TASK.
Return only the lines from the top of the data down to the one that holds "spine.set_linewidth(2.2)", both included, without any pictures.
======== SOURCE DATA ========
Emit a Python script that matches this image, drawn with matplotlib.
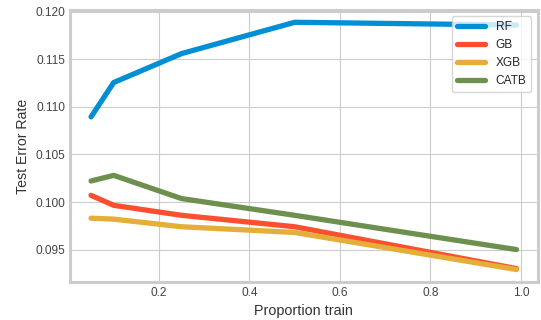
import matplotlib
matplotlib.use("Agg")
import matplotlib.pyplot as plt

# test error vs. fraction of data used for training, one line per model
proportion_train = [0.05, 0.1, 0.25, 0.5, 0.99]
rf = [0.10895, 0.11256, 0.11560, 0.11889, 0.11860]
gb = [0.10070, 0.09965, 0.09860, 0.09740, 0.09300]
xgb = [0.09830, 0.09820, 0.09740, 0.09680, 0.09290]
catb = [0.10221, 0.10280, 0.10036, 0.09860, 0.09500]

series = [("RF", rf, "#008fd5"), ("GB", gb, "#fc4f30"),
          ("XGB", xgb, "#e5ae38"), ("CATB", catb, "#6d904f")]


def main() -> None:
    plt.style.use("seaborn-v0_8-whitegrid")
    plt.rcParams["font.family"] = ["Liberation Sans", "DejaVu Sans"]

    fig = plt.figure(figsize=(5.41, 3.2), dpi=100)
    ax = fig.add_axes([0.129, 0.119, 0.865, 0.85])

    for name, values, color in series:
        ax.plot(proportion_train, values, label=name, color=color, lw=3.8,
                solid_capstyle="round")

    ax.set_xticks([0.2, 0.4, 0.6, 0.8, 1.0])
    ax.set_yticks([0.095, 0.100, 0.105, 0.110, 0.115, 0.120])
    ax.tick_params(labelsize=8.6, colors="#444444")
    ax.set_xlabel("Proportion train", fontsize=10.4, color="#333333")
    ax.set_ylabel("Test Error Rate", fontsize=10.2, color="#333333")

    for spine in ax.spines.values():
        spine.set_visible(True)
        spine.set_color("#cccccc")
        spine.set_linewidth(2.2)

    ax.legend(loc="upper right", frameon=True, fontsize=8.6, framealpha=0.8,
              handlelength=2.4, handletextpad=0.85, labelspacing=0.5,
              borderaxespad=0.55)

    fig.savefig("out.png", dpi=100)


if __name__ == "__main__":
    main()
========
OUTPUT.
Emit a Python script that matches this image, drawn with matplotlib.
import matplotlib
matplotlib.use("Agg")
import matplotlib.pyplot as plt

# test error vs. fraction of data used for training, one line per model
proportion_train = [0.05, 0.1, 0.25, 0.5, 0.99]
rf = [0.10895, 0.11256, 0.11560, 0.11889, 0.11860]
gb = [0.10070, 0.09965, 0.09860, 0.09740, 0.09300]
xgb = [0.09830, 0.09820, 0.09740, 0.09680, 0.09290]
catb = [0.10221, 0.10280, 0.10036, 0.09860, 0.09500]

series = [("RF", rf, "#008fd5"), ("GB", gb, "#fc4f30"),
          ("XGB", xgb, "#e5ae38"), ("CATB", catb, "#6d904f")]


def main() -> None:
    plt.style.use("seaborn-v0_8-whitegrid")
    plt.rcParams["font.family"] = ["Liberation Sans", "DejaVu Sans"]

    fig = plt.figure(figsize=(5.41, 3.2), dpi=100)
    ax = fig.add_axes([0.129, 0.119, 0.865, 0.85])

    for name, values, color in series:
        ax.plot(proportion_train, values, label=name, color=color, lw=3.8,
                solid_capstyle="round")

    ax.set_xticks([0.2, 0.4, 0.6, 0.8, 1.0])
    ax.set_yticks([0.095, 0.100, 0.105, 0.110, 0.115, 0.120])
    ax.tick_params(labelsize=8.6, colors="#444444")
    ax.set_xlabel("Proportion train", fontsize=10.4, color="#333333")
    ax.set_ylabel("Test Error Rate", fontsize=10.2, color="#333333")

    for spine in ax.spines.values():
        spine.set_visible(True)
        spine.set_color("#cccccc")
        spine.set_linewidth(2.2)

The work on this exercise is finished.